Non potendo ripercorrere in questa sede la complessa vicenda che ha interessato la disciplina italiana sulla responsabilità civile dei magistrati, mi limito a ricordare che l’esigenza di una riforma si è posta con urgenza dopo le sentenze della Corte di Giustizia Köbler (2003) e Traghetti del Mediterraneo (2006). Nella prima, la Corte ha esteso la responsabilità degli stati membri per violazione “manifesta” del diritto comunitario anche all’attività degli organi giurisdizionali di ultima istanza, individuando contestualmente una serie di parametri sulla base dei quali valutare la sussistenza della violazione. Nella seconda, la Corte si è occupata specificamente delle norme della legge italiana che delimitano la responsabilità del giudice: da un lato, escludendola per “l’attività di interpretazione di norme di diritto [e per quella] di valutazione del fatto e delle prove” (art. 2, comma 2, l. n. 117/1988) e, dall’altro, richiedendo per la risarcibilità del danno gli elementi soggettivi del dolo o della colpa grave (art. 2, commi 1 e 3, l. n. 117/1988). Per la Corte di Giustizia, tali norme, insieme a un’interpretazione di esse fortemente restrittiva da parte della Corte di Cassazione, sono incompatibili con il diritto europeo, poiché, rendendo oltremodo gravosa la risarcibilità del danno, pregiudicano l’effettività delle norme europee che attribuiscono determinati diritti ai singoli.
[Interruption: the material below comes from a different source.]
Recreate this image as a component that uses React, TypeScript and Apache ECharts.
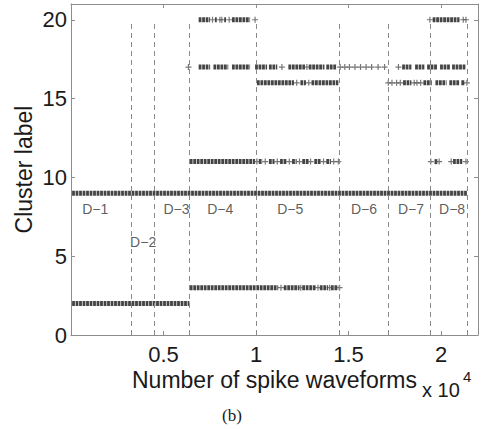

In dottrina, le proposte di riforma si sono mosse tendenzialmente lungo due direttive: un primo orientamento è stato favorevole a una puntuale integrazione della disciplina vigente, con l’introduzione della responsabilità civile per violazione manifesta solo del diritto comunitario e solo da parte dei giudici di ultima istanza. Un secondo orientamento ha propeso invece per una riforma integrale, sostenendo che la giurisprudenza della Corte di Giustizia avesse colpito i pilastri della disciplina vigente.

Il ricorso a un intervento legislativo è diventato ineludibile dopo una nuova sentenza della Corte di Giustizia (Commissione c. Italia, del 24 novembre 2011), pronunciata in seguito a un procedimento di infrazione, con cui l’Italia è stata condannata per non aver provato che le norme in questione – insieme alla relativa giurisprudenza della Cassazione – costituiscono una limitazione e non una forma di esclusione della responsabilità.

Poco dopo quella sentenza, in sede di approvazione della legge comunitaria 2011, il leghista Pini ha avanzato strumentalmente la proposta di un emendamento per introdurre una forma di responsabilità diretta (anziché indiretta) del magistrato, ricollegata alla violazione manifesta del diritto, senza differenziare tra il diritto europeo e il diritto interno. L’emendamento fu allora approvato dal Senato, ma la legge comunitaria 2011 non vide la luce per lo scioglimento anticipato delle Camere. Nel frattempo, il legislatore ha modificato nuovamente la normativa sull’attuazione del diritto dell’Unione europea (l. 234/2012), stabilendo, per evitare gli eccessivi ritardi nell’approvazione della legge comunitaria annuale, la duplice adozione di una legge di delegazione europea e di una legge europea.

È in attuazione di tali norme che il Governo ha presentato il disegno di legge europea 2013 bis. Delle due soluzioni prospettate in dottrina e sopra brevemente descritte, si è data prevalenza alla prima. L’art. 23 del d.d.l. prevede infatti, al comma 1, l’obbligo dello stato di risarcire il danno per violazione “grave e manifesta” del diritto dell’Unione europea (e non anche del diritto interno), soltanto qualora tale violazione sia stata commessa da parte di un organo giurisdizionale di ultimo grado. Quasi a proteggere lo stato da richieste di risarcimento eccessivamente numerose, il comma 1 specifica inoltre che, qualora ne ricorrano i presupposti, devono essere stati esperiti “anche i mezzi straordinari di impugnazione”, come – così specifica la relazione al d.d.l. – la revocazione straordinaria o il ricorso straordinario per errore materiale (in Commissione Giustizia, l’emendamento soppressivo di tale disposizione è stato rigettato). Ancora, il comma 1 stabiliva originariamente il periodo di prescrizione della domanda risarcitoria in tre anni, termine prolungato a cinque anni da un emendamento modificativo, contenuto nel parere favorevole della Commissione Giustizia.

Il comma 2 dell’art. 23 recepisce integralmente i criteri elaborati dalla Corte di Giustizia europea, relativamente alla determinazione della violazione, e cioè il “grado di chiarezza e di precisione della norma violata, [il] carattere intenzionale della violazione, [la] scusabilità o inescusabilità dell’errore di diritto, [la] posizione adottata eventualmente da un’istituzione dell’Unione europea, [la] mancata osservanza … dell’obbligo di rinvio pregiudiziale”.

Inutile dire che, prima di pronunciare una parola definitiva su questo argomento, si dovrà attendere l’ulteriore svolgimento dell’iter parlamentare.